Senior investment bankers and traders aren’t the only ones feeling the heat at HSBC in Hong Kong as the bank tries to keep a lid on costs. Some recently hired graduates at the bank say their HSBC jobs haven’t quite lived up to expectations so far.
HSBC has reportedly started a cost review that could lead to mid-year job cuts, particularly in the Global Banking and Markets (GBM) division. Chief Executive Officer John Flint rebuked senior executives in Hong Kong last month for not achieving revenue and cost targets, according to Bloomberg. Markets revenues at the Asia-focused bank, for example, fell 7% in 2018, partly because of weak fourth quarter equities trading in Hong Kong.
But while the potential redundancies are likely to mainly affect senior staff, juniors at HSBC in Hong Kong say travel and hiring restrictions at the bank are now visible even to them.
A Hong Kong-based HSBC analyst says he’s also worried about the root of the problem – the bank’s deal flow. HSBC didn’t make the top-10 banks for Q1 APAC (ex-Japan) revenue in either M&A or ECM (although it did place sixth in DCM), according to Dealogic data.

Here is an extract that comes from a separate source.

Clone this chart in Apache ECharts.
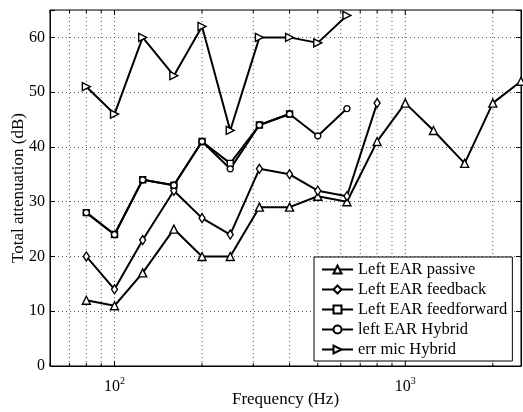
<!DOCTYPE html>
<html>
<head>
<meta charset="utf-8">
<script src="https://cdn.jsdelivr.net/npm/echarts@6/dist/echarts.min.js"></script>
<style>html,body{margin:0;padding:0;background:#fff;}#c{width:523px;height:412px;}</style>
</head>
<body>
<div id="c"></div>
<script>
const freqs = [80, 100, 125, 160, 200, 250, 315, 400, 500, 630, 800, 1000, 1250, 1600, 2000, 2500];
const passive = [12, 11, 17, 25, 20, 20, 29, 29, 31, 30, 41, 48, 43, 37, 48, 52];
const feedback = [20, 14, 23, 32, 27, 24, 36, 35, 32, 31, 48];
const feedforward = [28, 24, 34, 33, 41, 37, 44, 46];
const hybrid = [28, 24, 34, 33, 41, 36, 44, 46, 42, 47];
const errMic = [51, 46, 60, 53, 62, 43, 60, 60, 59, 64];
const gridFreqs = [60, 70, 80, 90, 100, 200, 300, 400, 500, 600, 700, 800, 900, 1000, 2000];
const yTicks = [0, 10, 20, 30, 40, 50, 60];

const FONT = 'Liberation Serif';
function pairs(vals) { return vals.map((v, i) => [freqs[i], v]); }

const chart = echarts.init(document.getElementById('c'), null, {renderer: 'canvas'});
const itemStyle = {color: '#fff', borderColor: '#000', borderWidth: 1.4};
const lineStyle = {color: '#000', width: 2};
function lineSeries(name, vals, symbol, size, rotate) {
  return {
    name: name, type: 'line', data: pairs(vals), symbol: symbol, symbolSize: size,
    symbolRotate: rotate || 0, showSymbol: true, itemStyle: itemStyle, lineStyle: lineStyle,
    z: 3, animation: false
  };
}

chart.setOption({
  animation: false,
  grid: {left: 50, right: 2, top: 10, bottom: 46, show: true, borderColor: '#000', borderWidth: 1,
    backgroundColor: 'transparent', outerBoundsMode: 'none', containLabel: false},
  xAxis: [{
    type: 'log', logBase: 10, min: 60, max: 2500,
    name: 'Frequency (Hz)', nameLocation: 'middle', nameGap: 25, nameMoveOverlap: false,
    nameTextStyle: {fontFamily: FONT, fontSize: 17, color: '#000'},
    axisLine: {show: true, lineStyle: {color: '#000'}},
    axisTick: {show: false},
    splitLine: {show: false},
    minorTick: {show: false}, minorSplitLine: {show: false},
    axisLabel: {
      showMinLabel: false, showMaxLabel: false, margin: 10,
      formatter: function (v) { return '{b|10}{s|' + Math.round(Math.log10(v)) + '}'; },
      rich: {
        b: {fontFamily: FONT, fontSize: 16, color: '#000'},
        s: {fontFamily: FONT, fontSize: 10, color: '#000', padding: [0, 0, 12, 0]}
      }
    }
  }],
  yAxis: [{
    type: 'value', min: 0, max: 65, interval: 10,
    name: 'Total attenuation (dB)', nameLocation: 'middle', nameGap: 23, nameMoveOverlap: false,
    nameTextStyle: {fontFamily: FONT, fontSize: 17, color: '#000'},
    axisLine: {show: true, lineStyle: {color: '#000'}},
    axisTick: {show: true, inside: true, length: 5, lineStyle: {color: '#000'}},
    axisLabel: {fontFamily: FONT, fontSize: 16, color: '#000', margin: 5,
      formatter: function (v) { return yTicks.indexOf(v) >= 0 ? String(v) : ''; }},
    splitLine: {show: true, lineStyle: {color: '#555', type: [1, 3], width: 1}}
  }, {
    type: 'value', min: 0, max: 65, interval: 10, position: 'right',
    axisLine: {show: true, lineStyle: {color: '#000'}},
    axisTick: {show: true, inside: true, length: 5, lineStyle: {color: '#000'}},
    axisLabel: {show: false}, splitLine: {show: false}
  }],
  legend: {
    orient: 'vertical', left: 314, top: 257,
    backgroundColor: '#fff', borderColor: '#000', borderWidth: 1,
    padding: [4, 5, 3, 7], itemGap: 3, itemWidth: 31, itemHeight: 10, itemTextGap: 4,
    textStyle: {fontFamily: FONT, fontSize: 16.5, color: '#000'},
    data: ['Left EAR passive', 'Left EAR feedback', 'Left EAR feedforward', 'left EAR Hybrid', 'err mic Hybrid']
  },
  series: [
    {
      type: 'custom', z: 1, silent: true, animation: false,
      data: gridFreqs.map(f => [f]),
      renderItem: function (params, api) {
        const f = api.value(0);
        const b = api.coord([f, 0]);
        const t = api.coord([f, 65]);
        const major = (f === 100 || f === 1000);
        const tl = major ? 5 : 3;
        const children = [
          {type: 'line', shape: {x1: b[0], y1: b[1], x2: t[0], y2: t[1]},
            style: {stroke: '#555', lineWidth: 1, lineDash: [1, 3]}},
          {type: 'line', shape: {x1: b[0], y1: b[1], x2: b[0], y2: b[1] - tl}, style: {stroke: '#000', lineWidth: 1}},
          {type: 'line', shape: {x1: t[0], y1: t[1], x2: t[0], y2: t[1] + tl}, style: {stroke: '#000', lineWidth: 1}}
        ];
        return {type: 'group', children: children};
      }
    },
    lineSeries('Left EAR passive', passive, 'triangle', 8),
    lineSeries('Left EAR feedback', feedback, 'diamond', [6, 9]),
    lineSeries('Left EAR feedforward', feedforward, 'rect', 6),
    lineSeries('left EAR Hybrid', hybrid, 'circle', 6),
    lineSeries('err mic Hybrid', errMic, 'triangle', 8, -90)
  ]
});
</script>
</body>
</html>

A GBM associate, who joined HSBC in Hong Kong in 2015, says that there’s not enough going on work-wise for her and that she wants to move to a busier, more exciting investment bank. She adds, however, that HSBC still has a decent platform.
HSBC already has a reputation for not working its juniors as hard as US banks in Hong Kong do. Writing on this website last year – when Asian markets were more buoyant – one young HSBC banker described its culture as “nice” and “soft”, and said her working hours were fairly reasonable. Now, it seems, juniors at HSBC wouldn’t mind putting in some extra hours.
HSBC has not replied to a request to comment on this article. The bank posts its first quater results on Friday.